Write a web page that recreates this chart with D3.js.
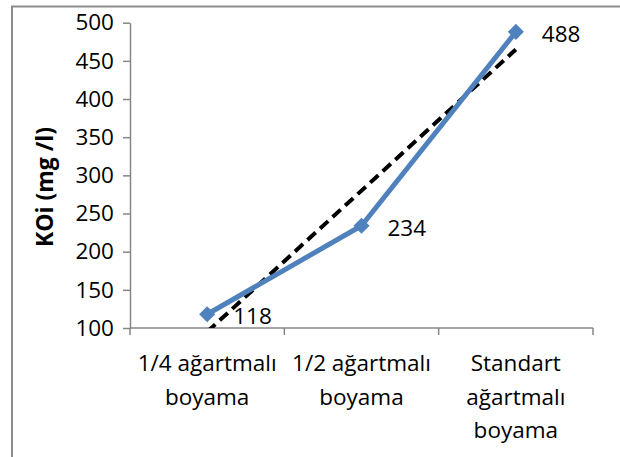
<!DOCTYPE html>
<html>
<head>
<meta charset="utf-8">
<script src="https://cdn.jsdelivr.net/npm/d3@7"></script>
<style>
body { margin: 0; background: #fff; }
text { font-family: "Open Sans", "Noto Sans", sans-serif; }
</style>
</head>
<body>
<div id="chart"></div>
<script>
var categories = [["1/4 ağartmalı", "boyama"], ["1/2 ağartmalı", "boyama"], ["Standart", "ağartmalı", "boyama"]];
var values = [118, 234, 488];
var y_ticks = [100, 150, 200, 250, 300, 350, 400, 450, 500];

var width = 620, height = 457;
var plot_left = 130, plot_right = 593, plot_top = 22.7, plot_bottom = 328;
var font_size = "22.5px";

var svg = d3.select("#chart").append("svg")
    .attr("width", width)
    .attr("height", height);

// outer frame (only left and top edges are visible)
svg.append("rect")
    .attr("x", 12).attr("y", 6.5)
    .attr("width", 700).attr("height", 600)
    .style("fill", "none")
    .style("stroke", "#8c8c8c")
    .style("stroke-width", 2);

var x = d3.scaleBand().domain(d3.range(categories.length)).range([plot_left, plot_right]);
var y = d3.scaleLinear().domain([100, 500]).range([plot_bottom, plot_top]);

function cx(i) { return x(i) + x.bandwidth() / 2; }

// y axis
var yAxis = svg.append("g")
    .attr("transform", "translate(" + plot_left + ",0)")
    .call(d3.axisLeft(y).tickValues(y_ticks).tickSize(7).tickPadding(9).tickSizeOuter(0));
yAxis.select(".domain").style("stroke", "#868686").style("stroke-width", 1.5);
yAxis.selectAll(".tick line").style("stroke", "#868686").style("stroke-width", 1.5);
yAxis.selectAll(".tick text").style("font-size", font_size).style("fill", "#000")
    .style("font-family", "'Open Sans', sans-serif");

// x axis
svg.append("line")
    .attr("x1", plot_left).attr("x2", plot_right)
    .attr("y1", plot_bottom).attr("y2", plot_bottom)
    .style("stroke", "#868686").style("stroke-width", 1.5);
var xticks = d3.range(categories.length + 1).map(function(i) { return plot_left + i * x.bandwidth(); });
svg.selectAll(".xtick").data(xticks).enter().append("line")
    .attr("x1", function(d) { return d; }).attr("x2", function(d) { return d; })
    .attr("y1", plot_bottom).attr("y2", plot_bottom + 7)
    .style("stroke", "#868686").style("stroke-width", 1.5);

var xl = svg.selectAll(".xlabel").data(categories).enter().append("text")
    .attr("text-anchor", "middle")
    .style("font-size", font_size);
xl.each(function(d, i) {
    d3.select(this).selectAll("tspan").data(d).enter().append("tspan")
        .attr("x", cx(i))
        .attr("y", function(s, j) { return 371 + j * 33.5; })
        .text(function(s) { return s; });
});

// y title
svg.append("text")
    .attr("transform", "translate(53,187) rotate(-90)")
    .attr("text-anchor", "middle")
    .style("font-size", "23px")
    .style("font-weight", "bold")
    .text("KOi (mg /l)");

// linear trend line
var xs = [1, 2, 3];
var mx = d3.mean(xs), my = d3.mean(values);
var slope = d3.sum(xs, function(v, i) { return (v - mx) * (values[i] - my); }) /
            d3.sum(xs, function(v) { return (v - mx) * (v - mx); });
var icpt = my - slope * mx;
var xlin = d3.scaleLinear().domain([1, 3]).range([cx(0), cx(2)]);

svg.append("clipPath").attr("id", "plot")
    .append("rect").attr("x", plot_left).attr("y", plot_top - 20)
    .attr("width", plot_right - plot_left).attr("height", plot_bottom - plot_top + 20);

svg.append("line")
    .attr("clip-path", "url(#plot)")
    .attr("x1", xlin(1)).attr("y1", y(icpt + slope * 1))
    .attr("x2", xlin(3)).attr("y2", y(icpt + slope * 3))
    .style("stroke", "#000")
    .style("stroke-width", 4)
    .style("stroke-dasharray", "11,6");

// data line
var line = d3.line()
    .x(function(d, i) { return cx(i); })
    .y(function(d) { return y(d); });

svg.append("path")
    .datum(values)
    .attr("d", line)
    .style("fill", "none")
    .style("stroke", "#4f81bd")
    .style("stroke-width", 5)
    .style("stroke-linejoin", "round");

svg.selectAll(".marker").data(values).enter().append("path")
    .attr("d", d3.symbol().type(d3.symbolSquare).size(130))
    .attr("transform", function(d, i) { return "translate(" + cx(i) + "," + y(d) + ") rotate(45)"; })
    .style("fill", "#4f81bd");

svg.selectAll(".label").data(values).enter().append("text")
    .attr("x", function(d, i) { return cx(i) + 26; })
    .attr("y", function(d) { return y(d) + 10; })
    .style("font-size", font_size)
    .text(function(d) { return d; });
</script>
</body>
</html>
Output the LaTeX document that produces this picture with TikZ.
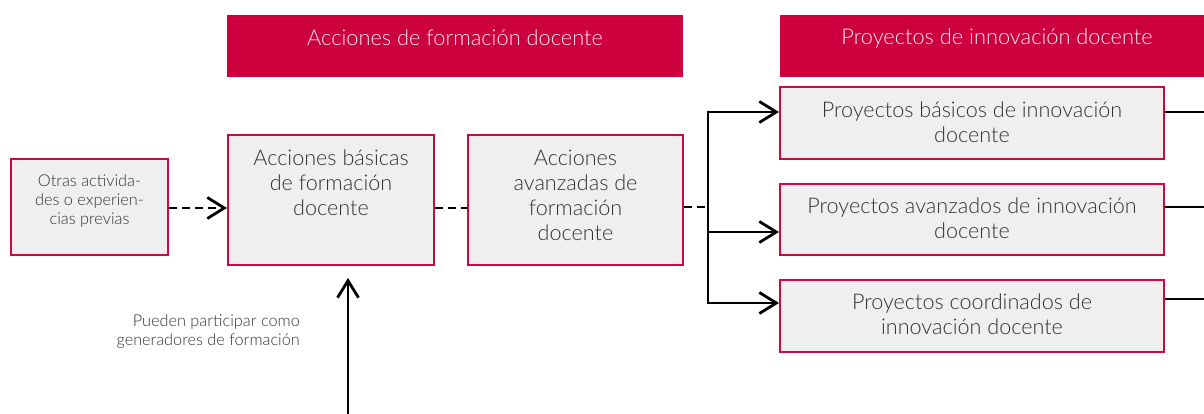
\documentclass[tikz,border=0pt]{standalone}
\usepackage{fontspec}
\setmainfont{Lato}[UprightFont={* Light},BoldFont={*}]
\usetikzlibrary{arrows.meta}
\definecolor{hdr}{HTML}{CC003D}
\definecolor{bord}{HTML}{D1083F}
\definecolor{boxfill}{HTML}{EFEFEF}
\definecolor{txtc}{HTML}{333333}
\definecolor{hdrtxt}{HTML}{FBEAF0}
\tikzset{
  header/.style={fill=hdr,draw=none,inner sep=0pt},
  hdrtext/.style={text=hdrtxt,font=\fontsize{21.8}{25}\selectfont,inner sep=0pt},
  box/.style={fill=boxfill,draw=bord,line width=2pt,inner sep=0pt},
  boxtext/.style={text=txtc,font=\fontsize{21.6}{25}\selectfont,align=center,inner sep=0pt},
  smalltext/.style={text=txtc,font=\fontsize{16.3}{19}\selectfont,inner sep=0pt},
  conn/.style={line width=2.8pt,black},
  arr/.style={conn,-{Straight Barb[length=17pt,width=21pt,line width=2.8pt]}},
  dashconn/.style={conn,dash pattern=on 8pt off 5pt},
}
\begin{document}
\begin{tikzpicture}[x=1pt,y=-1pt]
\useasboundingbox (0,0) rectangle (1204,414);
% headers
\node[header,minimum width=456pt,minimum height=62pt] (h1) at (455,46) {};
\node[hdrtext] (h1t) at (455,38) {Acciones de formación docente};
\node[header,minimum width=440pt,minimum height=62pt,anchor=west] (h2) at (780,46) {};
\node[hdrtext] (h2t) at (997,38) {Proyectos de innovación docente};
% left boxes
\node[box,minimum width=157pt,minimum height=96pt] (b1) at (89.5,207) {};
\node[smalltext,align=center] (b1t) at (89.5,201) {Otras activida-\\des o experien-\\cias previas};
\node[box,minimum width=206pt,minimum height=130pt] (b2) at (331,200) {};
\node[boxtext] (b2t) at (331,182.5) {Acciones básicas\\de formación\\docente};
\node[box,minimum width=215pt,minimum height=130pt] (b3) at (575.5,200) {};
\node[boxtext] (b3t) at (575.5,195) {Acciones\\avanzadas de\\formación\\docente};
% right boxes
\node[box,minimum width=384pt,minimum height=72pt] (pA) at (972,123) {};
\node[boxtext] (pAt) at (972,122) {Proyectos básicos de innovación\\docente};
\node[box,minimum width=384pt,minimum height=71pt] (pB) at (972,219.5) {};
\node[boxtext] (pBt) at (972,218) {Proyectos avanzados de innovación\\docente};
\node[box,minimum width=384pt,minimum height=72pt] (pC) at (972,316) {};
\node[boxtext] (pCt) at (972,314.5) {Proyectos coordinados de\\innovación docente};
% label
\node[smalltext,align=right,anchor=east] (lbl) at (300,332) {Pueden participar como\\generadores de formación};
% coordinates
\coordinate (j1) at (708,112);
\coordinate (jd) at (708,207);
\coordinate (j2) at (708,232);
\coordinate (j3) at (708,303);
\coordinate (vb) at (348,416);
\coordinate (eA) at (1206,112);
\coordinate (eB) at (1206,207);
\coordinate (eC) at (1206,299);
% connectors
\draw[dashconn,-{Straight Barb[length=17pt,width=21pt,line width=2.8pt]}] ([yshift=-1pt]b1.east) -- ([yshift=-8pt]b2.west);
\draw[dashconn] ([yshift=-8pt]b2.east) -- ([yshift=-8pt]b3.west);
\draw[dashconn] ([yshift=-7pt]b3.east) -- (jd);
\draw[conn] ([yshift=1.4pt]j1) -- ([yshift=-1.4pt]j3);
\draw[arr] (j1) -- ([yshift=11pt]pA.west);
\draw[arr] (j2) -- ([yshift=-12.5pt]pB.west);
\draw[arr] (j3) -- ([yshift=13pt]pC.west);
\draw[conn] ([yshift=11pt]pA.east) -- (eA);
\draw[conn] ([yshift=12.5pt]pB.east) -- (eB);
\draw[conn] ([yshift=17pt]pC.east) -- (eC);
\draw[arr] (vb) -- ([xshift=17pt,yshift=-12pt]b2.south);
\end{tikzpicture}
\end{document}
----
## PROBLEM TO WORK ON
Leave the pictures out and please restate exactly the lines running from the start of the material through the one with "return x(i) +".

## ANSWER FOR THIS EXERCISE
Write a web page that recreates this chart with D3.js.
<!DOCTYPE html>
<html>
<head>
<meta charset="utf-8">
<script src="https://cdn.jsdelivr.net/npm/d3@7"></script>
<style>
body { margin: 0; background: #fff; }
text { font-family: "Open Sans", "Noto Sans", sans-serif; }
</style>
</head>
<body>
<div id="chart"></div>
<script>
var categories = [["1/4 ağartmalı", "boyama"], ["1/2 ağartmalı", "boyama"], ["Standart", "ağartmalı", "boyama"]];
var values = [118, 234, 488];
var y_ticks = [100, 150, 200, 250, 300, 350, 400, 450, 500];

var width = 620, height = 457;
var plot_left = 130, plot_right = 593, plot_top = 22.7, plot_bottom = 328;
var font_size = "22.5px";

var svg = d3.select("#chart").append("svg")
    .attr("width", width)
    .attr("height", height);

// outer frame (only left and top edges are visible)
svg.append("rect")
    .attr("x", 12).attr("y", 6.5)
    .attr("width", 700).attr("height", 600)
    .style("fill", "none")
    .style("stroke", "#8c8c8c")
    .style("stroke-width", 2);

var x = d3.scaleBand().domain(d3.range(categories.length)).range([plot_left, plot_right]);
var y = d3.scaleLinear().domain([100, 500]).range([plot_bottom, plot_top]);

function cx(i) { return x(i) + x.bandwidth() / 2; }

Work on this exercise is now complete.